Teck is the 2nd largest coking (metallurgical / met) coal producer in the world behind BHP. Anglo American is #3.
Teck’s investor day had been anxiously anticipated. A week earlier there was a rumor that the Company wanted to divest its steelmaking coal business due in part to (as per the rumor) pressure from shareholders & prospective investors calling for companies to dump coal.
A key takeaway from the event was that seaborne met coal (Teck’s specialty) will remain in high demand as several Asian countries, especially India, are building a substantial number of blast furnaces that can only be supplied by exporters like BHP, Teck & Anglo.
There’s no doubt that burning coal, be it thermal (used to generate electricity) or met (to make steel) is bad for the environment, producing greenhouse gases that are warming the planet.
However, steel is absolutely essential in building the very renewable power plants & electrified transportation systems the world needs to decarbonize.
In assessing steelmaking coal’s role in global warming it’s imperative that we separate it from thermal coal. Thermal coal is already being fazed out — readily & cost-effectively — replaceable by nuclear, hydro, wind, solar, biomass, and geothermal sources.

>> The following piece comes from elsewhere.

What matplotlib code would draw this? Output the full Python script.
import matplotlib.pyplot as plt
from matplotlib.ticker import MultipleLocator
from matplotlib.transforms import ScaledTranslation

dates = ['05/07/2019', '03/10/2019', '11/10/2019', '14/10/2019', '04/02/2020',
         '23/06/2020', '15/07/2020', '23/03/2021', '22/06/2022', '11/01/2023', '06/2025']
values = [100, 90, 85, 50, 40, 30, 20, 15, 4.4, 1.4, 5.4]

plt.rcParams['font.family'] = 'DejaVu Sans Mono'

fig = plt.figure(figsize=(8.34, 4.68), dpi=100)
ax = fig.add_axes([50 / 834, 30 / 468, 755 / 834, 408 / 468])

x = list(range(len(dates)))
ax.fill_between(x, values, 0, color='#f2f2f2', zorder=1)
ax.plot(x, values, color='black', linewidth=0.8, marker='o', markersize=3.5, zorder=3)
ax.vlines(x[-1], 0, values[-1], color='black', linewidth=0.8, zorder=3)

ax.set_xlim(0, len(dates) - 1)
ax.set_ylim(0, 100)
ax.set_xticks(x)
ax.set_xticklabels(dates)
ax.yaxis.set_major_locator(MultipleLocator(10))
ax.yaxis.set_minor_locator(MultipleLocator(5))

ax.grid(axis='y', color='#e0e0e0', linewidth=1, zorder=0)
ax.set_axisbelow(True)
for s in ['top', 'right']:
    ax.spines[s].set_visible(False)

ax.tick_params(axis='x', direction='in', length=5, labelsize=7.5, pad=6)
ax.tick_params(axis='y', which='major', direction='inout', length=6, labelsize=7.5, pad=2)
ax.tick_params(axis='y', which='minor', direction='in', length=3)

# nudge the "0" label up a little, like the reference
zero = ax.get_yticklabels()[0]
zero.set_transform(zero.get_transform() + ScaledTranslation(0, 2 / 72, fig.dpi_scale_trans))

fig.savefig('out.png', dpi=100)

Teck is a prime beneficiary of thermal coal’s demise. According to steelmaker ArcelorMittal’s website,
Each new MW of solar power requires 35 to 45 metric tonnes of steel. Each MW of wind power requires 120 to 180 tonnes. Utility-scale wind farms typically produce a 100 to 300 MW, and up to 1,000 MW. ” Annually, hundreds — eventually thousands — of giant wind farms will be installed.
Steelmakers have been trying to diminish the power that met coal, coke & iron ore producers hold by finding alternatives to blast furnace steel fabrication. That initiative has only grown with increased environmental concerns. Yet, 70% of steel still comes from 20th century blast furnaces.
New technologies are on drawing boards, but none are expected to make meaningful inroads anytime soon. New methods have their own carbon footprints to contend with. Instead, new technology is being deployed at the steel plant level.
Carbon capture and other methods (such as the advent of Li-ion battery powered container ships) offer no silver bullets, but they’re reasonably affordable & fairly effective. Unsurprisingly, Teck is a big fan of carbon capture & fossil-free shipping!
Tens of trillions of dollars in debt-fueled economic stimulus packages in the 2020s alone will buy a staggering amount of steel, which will continue to consume vast amounts of met coal. There’s no practical, large-scale substitute.
"Teck is a big fan of carbon capture & fossil-free shipping."
Although I believe met coal should be given more slack, some good projects will, inevitably, fail to get funded or die on the permitting vine. This suggests that met coal prices are likely to remain stronger for longer. Teck forecasts the potential of a meaningful deficit in the seaborne market from 2025-2030.
According to Teck’s presentation, the 10-year avg. inflation-adj. met coal price is ~$180/Metric tonne (“Mt”). Fastmarkets lists four hard (and premium hard) met coals ranging in price from ~$336 to $601/Mt (Sept. 22nd), and averaging $475/Mt. That average price has quadrupled from its 2020 low!
Will prices in the next 10 years average $180/Mt? No, my guess is prices might return to $225-$275/Mt.However, can steelmakers take the chance of multi-yr. stretches of $300-$400/Mt pricing? Vertical integration into met coal is a move that all steelmakers should seriously be considering.
Teck’s trailing 12-yr. normalized (adjusted) annual EBITDA {from presentation slides} is $2.2 billion. At a “new normal” avg. long-term met coal price of say $240/Mt, EBITDA would be closer to $2.95 billion = CA$3.75 billion.
In my view, the valuation of Teck’s steelmaking coal biz. in today’s bull market is > CA$12 billion. If a robust bidding war were to break out, with prices at, or near, all-time highs, I believe the transaction value could surpass CA$16 billion.